[WikiEN-l] Blindly following the 3+ revert rule

Cool Hand Luke failure.to.communicate at gmail.com
Wed Jan 19 07:59:15 UTC 2005


> Nice theory. But in practice this is simply false. Most of
> our articles have very few people who actively edit on them
> or who are even qualified to even edit them. Sure, hundreds
> of people do edits on [[God]] or [[Prophet]]. But how many
> people can recognize vandalism or abuse on [[Process
> philosophy]], [[Conservative responsa]] or esoteric math
> and physics articles?
> 
> In practice very often we cannot easilly get someone else
> to help us revert or edit, at least not for a few days.
> I've asked for help on articles, only to have other editors
> say "I don't know enough about the topic; I can't do
> anything."  JayJG points out this same issue.
> 
> Again, I am not saying that we should throw away the 3+
> revert rule, or any other rule.  But we DO NOT blindly
> enforce Wikipedia rules with 'bots.  Sysops are supposedly
> human beings with some amount of common sense.  Let's see
> some evidence of this.  If I want to be part of 'bot
> community, I'll play Doom 3 in single-player mode.
> 
> Robert (RK)

Yes, some topics are very difficult for the average user to get
involved with, but this doesn't speak toward abandoning strict
adherence to 3RR policy.

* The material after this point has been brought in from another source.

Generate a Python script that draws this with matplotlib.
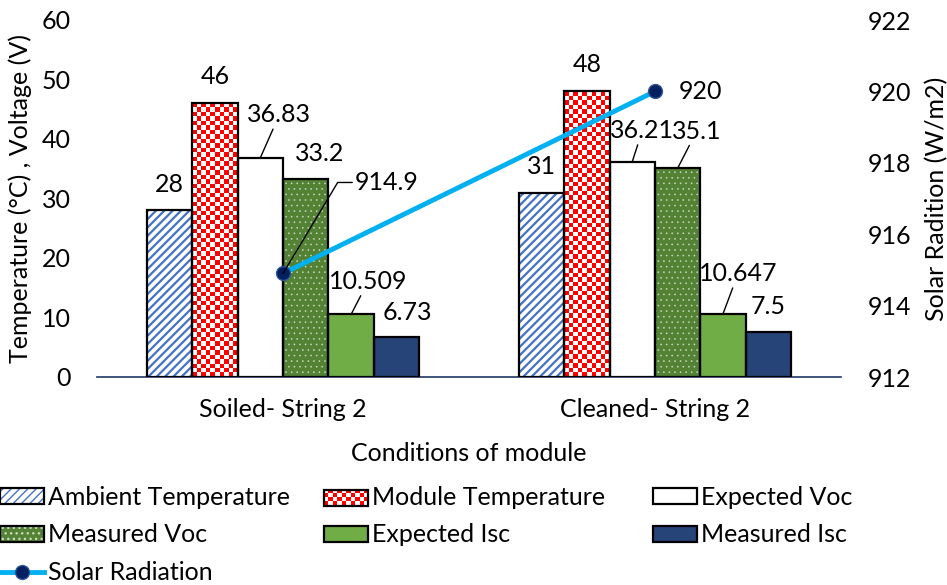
import numpy as np
import matplotlib
matplotlib.use("Agg")
import matplotlib.pyplot as plt
from matplotlib.colors import ListedColormap
from matplotlib.patches import Patch, Rectangle
from matplotlib.lines import Line2D
from matplotlib.legend_handler import HandlerTuple

categories = ['Soiled- String 2', 'Cleaned- String 2']
ambient_temp = [28, 31]
module_temp = [46, 48]
expected_voc = [36.83, 36.21]
measured_voc = [33.2, 35.1]
expected_isc = [10.509, 10.647]
measured_isc = [6.73, 7.5]
solar_radiation = [914.9, 920]

plt.rcParams['font.family'] = ['Lato', 'DejaVu Sans']
plt.rcParams['font.size'] = 18

W, H = 947, 585
fig = plt.figure(figsize=(W / 100, H / 100), dpi=100)
ax = fig.add_axes([97 / W, 208 / H, 744 / W, 357 / H])
ax.set_xlim(-0.5, 1.5)
ax.set_ylim(0, 60)

x = np.arange(len(categories))
bw = 0.122

# (values, face, hatch, hatch colour, hatch linewidth)
series = [
    (ambient_temp, 'white', '////', '#4472C4', 1.6),
    (module_temp, 'red', None, None, 1),
    (expected_voc, 'white', None, None, 1),
    (measured_voc, '#548235', '...', '#C9D9BE', 0.4),
    (expected_isc, '#70AD47', None, None, 1),
    (measured_isc, '#264478', None, None, 1),
]


def bar_layers(face, hatch, hcol, hlw):
    # fill (with its own hatch colour) and a separate black outline on top
    with plt.rc_context({'hatch.linewidth': hlw}):
        if hatch:
            fill = Patch(facecolor=face, hatch=hatch, edgecolor=hcol, lw=0)
        else:
            fill = Patch(facecolor=face, lw=0)
    return fill, Patch(facecolor='none', edgecolor='black', lw=1.6)


bars = []
for i, (vals, face, hatch, hcol, hlw) in enumerate(series):
    pos = x + (i - 2.5) * bw
    with plt.rc_context({'hatch.linewidth': hlw}):
        if hatch:
            ax.bar(pos, vals, bw, color=face, hatch=hatch, edgecolor=hcol, lw=0, zorder=2)
        else:
            ax.bar(pos, vals, bw, color=face, lw=0, zorder=2)
    b = ax.bar(pos, vals, bw, facecolor='none', edgecolor='black', lw=1.6, zorder=3)
    bars.append(b)

# red/white checkerboard for the module temperature bars
sq = 4.5
for rect in bars[1]:
    x0, x1 = rect.get_x(), rect.get_x() + rect.get_width()
    h = rect.get_height()
    p0 = ax.transData.transform((x0, 0))
    p1 = ax.transData.transform((x1, h))
    nx = max(1, int(round((p1[0] - p0[0]) / sq)))
    ny = max(1, int(round((p1[1] - p0[1]) / sq)))
    checker = np.add.outer(np.arange(ny), np.arange(nx)) % 2
    ax.imshow(checker, cmap=ListedColormap(['red', 'white']), extent=(x0, x1, 0, h),
              aspect='auto', interpolation='nearest', zorder=2.5)
ax.set_xlim(-0.5, 1.5)
ax.set_ylim(0, 60)

# data labels: offsets in pixels (right, up) from the bar top centre
label_offsets = [
    [(0, 26, False), (0, 26, False)],
    [(0, 27, False), (0, 27, False)],
    [(19, 43, True), (10, 31, True)],
    [(14, 26, False), (19, 37, True)],
    [(17, 33, True), (15, 40, True)],
    [(11, 24, False), (0, 26, False)],
]
for (vals, *_), bset, offs in zip(series, bars, label_offsets):
    for rect, v, (dx, dy, lead) in zip(bset, vals, offs):
        xc = rect.get_x() + rect.get_width() / 2
        kw = {}
        if lead:
            kw['arrowprops'] = dict(arrowstyle='-', lw=1.0, color='black', shrinkA=0, shrinkB=0)
        ax.annotate(f'{v:g}', xy=(xc, v), xytext=(dx * 0.72, dy * 0.72),
                    textcoords='offset points', ha='center', va='center', zorder=4, **kw)

ax.set_yticks(np.arange(0, 61, 10))
ax.set_xticks(x)
ax.set_xticklabels(categories)
ax.tick_params(axis='y', length=0, pad=19)
ax.tick_params(axis='x', length=0, pad=15)
for s in ['top', 'right', 'left']:
    ax.spines[s].set_visible(False)
ax.spines['bottom'].set_color('#1F3864')
ax.spines['bottom'].set_linewidth(1.2)
ax.set_ylabel('Temperature (°C) , Voltage (V)', labelpad=7)
ax.set_xlabel('Conditions of module', labelpad=15)

ax2 = ax.twinx()
ax2.set_ylim(912, 922)
ax2.set_yticks(np.arange(912, 923, 2))
ax2.tick_params(axis='y', length=0, pad=19)
for s in ax2.spines.values():
    s.set_visible(False)
ax2.set_ylabel('Solar Radition (W/m2)', labelpad=10)
ax2.plot(x, solar_radiation, color='#00B0F0', lw=3.5, marker='o', ms=10,
         mfc='#002060', mec='#2F5597', mew=1, zorder=3)

ax2.annotate(f'{solar_radiation[0]:g}', xy=(x[0], solar_radiation[0]),
             xytext=(104 * 0.72, 91 * 0.72), textcoords='offset points',
             ha='center', va='center',
             arrowprops=dict(arrowstyle='-', lw=1.0, color='black', shrinkA=0, shrinkB=0,
                             relpos=(0, 0.5),
                             connectionstyle='angle,angleA=0,angleB=59,rad=0'))
ax2.annotate(f'{solar_radiation[1]:g}', xy=(x[1], solar_radiation[1]),
             xytext=(45 * 0.72, 0), textcoords='offset points', ha='center', va='center')


class CheckerHandler:
    def legend_artist(self, legend, orig_handle, fontsize, handlebox):
        x0, y0 = handlebox.xdescent, handlebox.ydescent
        w, h = handlebox.width, handlebox.height
        t = handlebox.get_transform()
        handlebox.add_artist(Rectangle((x0, y0), w, h, facecolor='white', lw=0, transform=t))
        s = 3.2
        for i in range(int(np.ceil(w / s))):
            for j in range(int(np.ceil(h / s))):
                if (i + j) % 2 == 0:
                    handlebox.add_artist(Rectangle((x0 + i * s, y0 + j * s), min(s, w - i * s),
                                                   min(s, h - j * s), facecolor='red', lw=0,
                                                   transform=t))
        edge = Rectangle((x0, y0), w, h, facecolor='none', edgecolor='black', lw=1.6, transform=t)
        handlebox.add_artist(edge)
        return edge


checker_handle = Patch(facecolor='red')
h_amb = bar_layers(*series[0][1:])
h_evoc = bar_layers(*series[2][1:])
h_mvoc = bar_layers(*series[3][1:])
h_eisc = bar_layers(*series[4][1:])
h_misc = bar_layers(*series[5][1:])
h_sun = Line2D([], [], color='#00B0F0', lw=3.5, marker='o', ms=10, mfc='#002060', mec='#2F5597')

leg_kw = dict(loc='upper left', frameon=False, borderpad=0, borderaxespad=0,
              handlelength=1.75, handleheight=0.6, handletextpad=0.15, labelspacing=0.58,
              handler_map={tuple: HandlerTuple(ndivide=1), checker_handle: CheckerHandler()})
top = (H - 486) / H
fig.legend([h_amb, h_mvoc, h_sun], ['Ambient Temperature', 'Measured Voc', 'Solar Radiation'],
           bbox_to_anchor=(0, top), **leg_kw)
fig.legend([checker_handle, h_eisc], ['Module Temperature', 'Expected Isc'],
           bbox_to_anchor=(324 / W, top), **leg_kw)
fig.legend([h_evoc, h_misc], ['Expected Voc', 'Measured Isc'],
           bbox_to_anchor=(653 / W, top), **leg_kw)

fig.savefig('out.png', dpi=100)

If users specifically solicited for
out-editing a troll don't know enough about a subject to take sides,
why should we expect random administrators to?

If a user makes edits that can be justified clearly enough to avoid
the wrath of the 3RR in spite of exceeding the limit, it should be
easier still to get just one other party to revert so that they don't
break the rule. Perhaps these requests (and subsequent 3RR violations)
could go on the administrator's board.